Broadcom was one of more than 100 companies, many of them in the technology sector, that were found to have improperly backdated stock-option grants over a number of years.
Options are rights to buy shares of a company’s stock at a specific price, usually the stock’s market price on the date that the options are granted. Backdating stock options to a date when the price was lower can increase their value to employees. The practice is not illegal, as long as it’s disclosed to investors and the extra value is reported as compensation expense, hurting the company’s bottom line.
Broadcom ultimately restated its earnings to account for $2.2 billion in options-related expenses.
Broadcom’s current chief executive, Scott McGregor, released a statement late Wednesday thanking Carney.
“Today’s decision by the court means that Dr. Samueli will continue to devote his extraordinary engineering expertise for the best interests of Broadcom’s employees, shareholders and the many other businesses that rely on Broadcom’s continued great success,” McGregor said.
Broadcom, which earned nearly $5 billion last year and employs more than 7,000 workers around the world, designs chips used in devices such as laptop computers, cable-TV boxes and Apple iPhones.
Samueli was working as an electrical engineering professor at UCLA in 1991 when he formed the company with Nicholas, a former TRW colleague. Each of them chipped in $5,000 and launched the company at Nicholas’ home, where they started working on communications devices for the military.

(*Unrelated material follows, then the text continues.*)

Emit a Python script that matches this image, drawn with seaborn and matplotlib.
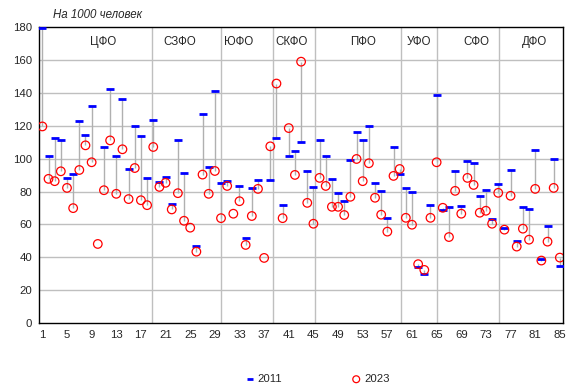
import seaborn as sns
import pandas as pd
import numpy as np
import matplotlib.pyplot as plt

nan = np.nan

# regions numbered 1..85
region_no = list(range(1, 86))

y2011 = [179.4, 101.6, 112.5, 111.3, 88.3, 90.7, 122.8, 114.3, 131.9, nan,
         106.9, 142.6, 101.6, 136.0, 93.5, 119.6, 113.7, 88.3, 123.8, 85.7,
         88.9, 72.5, 111.3, 91.3, nan, 46.9, 126.9, 95.0, 141.0, 85.3,
         86.3, nan, 83.4, 51.7, 82.2, 86.9, nan, 86.9, 112.5, 71.9,
         101.6, 104.6, 110.1, 92.5, 82.8, 111.3, 101.6, 87.7, 79.2, 74.3,
         99.2, 116.2, 111.3, 119.8, 85.3, 80.4, 64.0, 106.9, 90.7, 82.2,
         79.8, 34.3, 29.9, 71.9, 138.6, 68.9, 70.7, 92.5, 71.3, 98.6,
         97.4, 77.4, 81.0, 63.4, 84.6, 58.0, 93.1, 50.1, 70.7, 69.5,
         105.3, 39.2, 59.2, 99.8, 34.9]

y2023 = [119.6, 87.7, 86.3, 92.3, 82.2, 69.9, 93.1, 108.1, 97.8, 48.1,
         80.8, 111.1, 78.6, 105.7, 75.4, 94.3, 74.7, 71.7, 107.1, 82.8,
         85.3, 69.1, 79.0, 62.2, 58.0, 43.4, 90.3, 78.6, 92.5, 63.8,
         83.4, 66.5, 74.1, 47.5, 65.1, 81.6, 39.6, 107.5, 145.7, 63.8,
         118.6, 90.1, 159.0, 73.1, 60.4, 88.3, 83.4, 70.7, 70.7, 65.7,
         76.8, 99.8, 86.3, 97.2, 76.2, 65.9, 55.6, 89.5, 93.7, 64.0,
         59.8, 35.8, 32.3, 64.0, 97.8, 70.1, 52.3, 80.4, 66.5, 88.3,
         84.0, 67.1, 68.3, 60.4, 79.2, 56.8, 77.4, 46.5, 57.4, 50.7,
         81.6, 38.0, 49.5, 82.2, 39.8]

districts = ['ЦФО', 'СЗФО', 'ЮФО', 'СКФО', 'ПФО', 'УФО', 'СФО', 'ДФО']
district_label_x = [10.9, 23.3, 32.8, 41.4, 53.1, 62.2, 71.4, 80.9]
district_borders = [18.75, 30.0, 38.4, 45.3, 59.2, 65.1, 75.2]

df = pd.DataFrame({'n': region_no, 'y2011': y2011, 'y2023': y2023})

sns.set_style('white')
plt.rcParams['font.family'] = ['Liberation Sans', 'DejaVu Sans']

fig = plt.figure(figsize=(5.75, 3.88), dpi=100)
ax = fig.add_axes([0.0683, 0.1675, 0.9107, 0.7625])

grid_c = '#bfbfbf'
for v in range(20, 180, 20):
    ax.axhline(v, color=grid_c, lw=1, zorder=0)
for b in district_borders:
    ax.axvline(b, color=grid_c, lw=1, zorder=0)

# connectors between 2011 and 2023
both = df.dropna()
ax.vlines(both['n'], both['y2011'], both['y2023'], color='#b0b0b0', lw=1, zorder=1)

sns.scatterplot(data=df, x='n', y='y2011', marker='_', s=30, color='#0000ff',
                linewidth=2, ax=ax, zorder=3, label='2011')
sns.scatterplot(data=df, x='n', y='y2023', marker='o', s=38, facecolor='none',
                edgecolor='#ff0000', linewidth=0.9, ax=ax, zorder=4, label='2023')

for name, xl in zip(districts, district_label_x):
    ax.text(xl, 170.8, name, ha='center', va='center', fontsize=8.3)

ax.set_xlim(0.5, 85.5)
ax.set_ylim(0, 180)
ax.set_xticks(list(range(1, 86, 4)))
ax.set_yticks(list(range(0, 181, 20)))
ax.tick_params(axis='both', length=0, labelsize=8.2, pad=5)
ax.set_xlabel('')
ax.set_ylabel('')
for s in ax.spines.values():
    s.set_color('black')
    s.set_linewidth(1)

fig.text(53 / 575, 1 - 15 / 388, 'На 1000 человек', style='italic',
         fontsize=8.3, va='center', ha='left')

ax.legend(loc='center', bbox_to_anchor=(0.53, -0.19), ncol=2, frameon=False,
          fontsize=8.2, columnspacing=6, handletextpad=0.2, handlelength=1.0,
          markerscale=0.8)

plt.savefig('out.png', dpi=100)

When the company went public in 1998, 70% of its employees became instant millionaires. Samueli, the chief technical officer, and Nicholas, the chief executive, became billionaires. Samueli used his sudden fortune to buy the Ducks and made numerous charitable contributions; his name is on engineering buildings at UCLA, his alma mater, and at UC Irvine. He also funded a library at Chapman University in the name of his late parents, who survived the Holocaust.